Microsoft (MSFT), which is seemingly trying to remake itself from a software company into a non-profit privacy advocate on par with the Electronic Frontier Foundation, has shifted the focus of its anti-Google (GOOG) campaign to the realm of lobbying. The Wall Street Journal reports that Microsoft is pushing a bill in the Massachusetts state legislature that “would prohibit companies that provide schools with ‘a cloud-computing’ service… from using the information gleaned from schoolchildren for advertising or other commercial purposes.” While this sounds innocuous enough, the Journal says that it’s being crafted “to take aim at Google’s growing business of providing basic software like email and word processing over the Internet, which, in turn, is a growing threat to Microsoft’s cash-cow suite of Office tools.”
The issue, however, is that it doesn’t seem that Google’s Apps for Education service uses any advertising at all despite being free of charge for schools. In fact, a Google spokesperson tells the Journal that Google only uses “student data to fine-tune spam filtering and sort emails for features like ‘priority inbox.’ ”
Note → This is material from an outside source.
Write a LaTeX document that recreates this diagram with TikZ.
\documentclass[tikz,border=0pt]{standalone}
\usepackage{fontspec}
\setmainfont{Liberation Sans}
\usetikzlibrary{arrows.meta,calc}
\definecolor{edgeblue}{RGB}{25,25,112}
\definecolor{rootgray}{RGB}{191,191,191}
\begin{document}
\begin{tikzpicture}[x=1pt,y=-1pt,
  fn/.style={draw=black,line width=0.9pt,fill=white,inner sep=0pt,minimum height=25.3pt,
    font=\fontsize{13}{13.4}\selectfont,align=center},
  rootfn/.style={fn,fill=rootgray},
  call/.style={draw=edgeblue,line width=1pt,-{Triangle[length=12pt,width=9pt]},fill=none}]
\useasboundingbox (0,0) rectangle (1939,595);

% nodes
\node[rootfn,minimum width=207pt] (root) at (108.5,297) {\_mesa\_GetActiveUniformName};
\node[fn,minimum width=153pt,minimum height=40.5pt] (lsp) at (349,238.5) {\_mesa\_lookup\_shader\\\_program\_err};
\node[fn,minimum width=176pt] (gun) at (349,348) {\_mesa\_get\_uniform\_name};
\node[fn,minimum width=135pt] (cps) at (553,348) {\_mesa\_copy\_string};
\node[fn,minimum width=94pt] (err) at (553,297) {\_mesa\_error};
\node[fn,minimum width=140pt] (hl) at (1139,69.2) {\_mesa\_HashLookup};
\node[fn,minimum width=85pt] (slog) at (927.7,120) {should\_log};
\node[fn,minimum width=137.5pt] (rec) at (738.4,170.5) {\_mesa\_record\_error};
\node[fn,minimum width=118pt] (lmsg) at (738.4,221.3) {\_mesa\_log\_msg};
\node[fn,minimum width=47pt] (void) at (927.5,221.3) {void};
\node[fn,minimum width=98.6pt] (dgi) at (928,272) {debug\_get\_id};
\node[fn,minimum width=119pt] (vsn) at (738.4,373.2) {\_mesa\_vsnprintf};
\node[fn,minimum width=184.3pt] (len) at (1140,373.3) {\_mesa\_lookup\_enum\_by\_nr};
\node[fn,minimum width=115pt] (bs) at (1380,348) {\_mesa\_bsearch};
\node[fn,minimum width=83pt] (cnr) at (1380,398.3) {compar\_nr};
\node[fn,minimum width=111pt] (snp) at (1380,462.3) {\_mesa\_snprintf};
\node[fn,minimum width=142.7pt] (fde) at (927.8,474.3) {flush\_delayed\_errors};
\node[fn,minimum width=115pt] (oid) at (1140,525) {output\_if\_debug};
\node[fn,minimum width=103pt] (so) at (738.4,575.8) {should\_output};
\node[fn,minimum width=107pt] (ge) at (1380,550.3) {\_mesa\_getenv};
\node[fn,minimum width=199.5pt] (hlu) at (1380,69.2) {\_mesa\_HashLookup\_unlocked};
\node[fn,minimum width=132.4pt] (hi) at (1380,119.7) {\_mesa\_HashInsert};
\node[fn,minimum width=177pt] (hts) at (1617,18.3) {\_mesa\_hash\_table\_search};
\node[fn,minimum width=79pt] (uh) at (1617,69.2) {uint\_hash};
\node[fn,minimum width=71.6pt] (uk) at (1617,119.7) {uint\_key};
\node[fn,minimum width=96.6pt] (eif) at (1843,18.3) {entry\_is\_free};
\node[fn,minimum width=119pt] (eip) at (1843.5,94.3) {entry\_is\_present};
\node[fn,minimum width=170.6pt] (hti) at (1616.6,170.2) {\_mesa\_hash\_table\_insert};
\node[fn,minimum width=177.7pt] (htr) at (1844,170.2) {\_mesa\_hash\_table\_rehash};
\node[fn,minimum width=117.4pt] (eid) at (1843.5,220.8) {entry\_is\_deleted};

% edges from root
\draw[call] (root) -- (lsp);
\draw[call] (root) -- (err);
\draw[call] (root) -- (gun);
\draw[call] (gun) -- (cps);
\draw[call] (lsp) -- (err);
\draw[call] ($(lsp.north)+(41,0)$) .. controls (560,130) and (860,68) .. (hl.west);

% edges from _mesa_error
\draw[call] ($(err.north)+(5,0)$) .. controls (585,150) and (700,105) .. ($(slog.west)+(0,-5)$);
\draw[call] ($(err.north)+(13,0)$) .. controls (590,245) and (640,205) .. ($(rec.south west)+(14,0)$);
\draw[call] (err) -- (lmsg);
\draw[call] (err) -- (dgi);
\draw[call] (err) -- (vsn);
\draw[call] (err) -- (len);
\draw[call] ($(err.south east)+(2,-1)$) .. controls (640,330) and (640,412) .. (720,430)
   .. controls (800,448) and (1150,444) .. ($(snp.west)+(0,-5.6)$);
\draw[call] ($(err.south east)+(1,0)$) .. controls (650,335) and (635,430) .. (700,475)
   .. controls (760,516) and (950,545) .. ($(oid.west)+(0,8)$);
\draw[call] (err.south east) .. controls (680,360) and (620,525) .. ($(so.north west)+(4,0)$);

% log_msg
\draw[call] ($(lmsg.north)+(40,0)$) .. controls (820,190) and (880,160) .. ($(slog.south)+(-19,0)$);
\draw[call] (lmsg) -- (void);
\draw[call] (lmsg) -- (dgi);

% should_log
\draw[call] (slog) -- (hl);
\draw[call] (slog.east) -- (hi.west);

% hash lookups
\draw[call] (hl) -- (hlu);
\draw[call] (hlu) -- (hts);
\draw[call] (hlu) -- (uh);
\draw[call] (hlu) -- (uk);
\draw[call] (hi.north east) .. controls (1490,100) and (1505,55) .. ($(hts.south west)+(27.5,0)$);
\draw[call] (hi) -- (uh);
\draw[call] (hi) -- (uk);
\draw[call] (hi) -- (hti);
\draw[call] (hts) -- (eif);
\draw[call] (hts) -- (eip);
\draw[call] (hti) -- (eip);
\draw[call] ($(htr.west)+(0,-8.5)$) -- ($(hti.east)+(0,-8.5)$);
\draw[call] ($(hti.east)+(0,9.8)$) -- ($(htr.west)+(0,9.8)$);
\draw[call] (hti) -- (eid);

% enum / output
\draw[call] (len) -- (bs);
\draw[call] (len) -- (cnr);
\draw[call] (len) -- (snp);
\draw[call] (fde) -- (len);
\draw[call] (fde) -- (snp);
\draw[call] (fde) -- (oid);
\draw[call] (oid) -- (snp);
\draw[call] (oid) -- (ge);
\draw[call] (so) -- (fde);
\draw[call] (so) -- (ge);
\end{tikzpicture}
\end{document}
While it’s possible that Google could require the use of ads once schools’ Apps for Education service agreements end, the company says it has no plans to do so at this time. However, this isn’t stopping Microsoft from trying to convince schools that Google Apps is too scary for students to use.
“Just because ads are not being displayed to students, it doesn’t mean something else isn’t being done with the data,” a Microsoft spokeswoman told the Journal.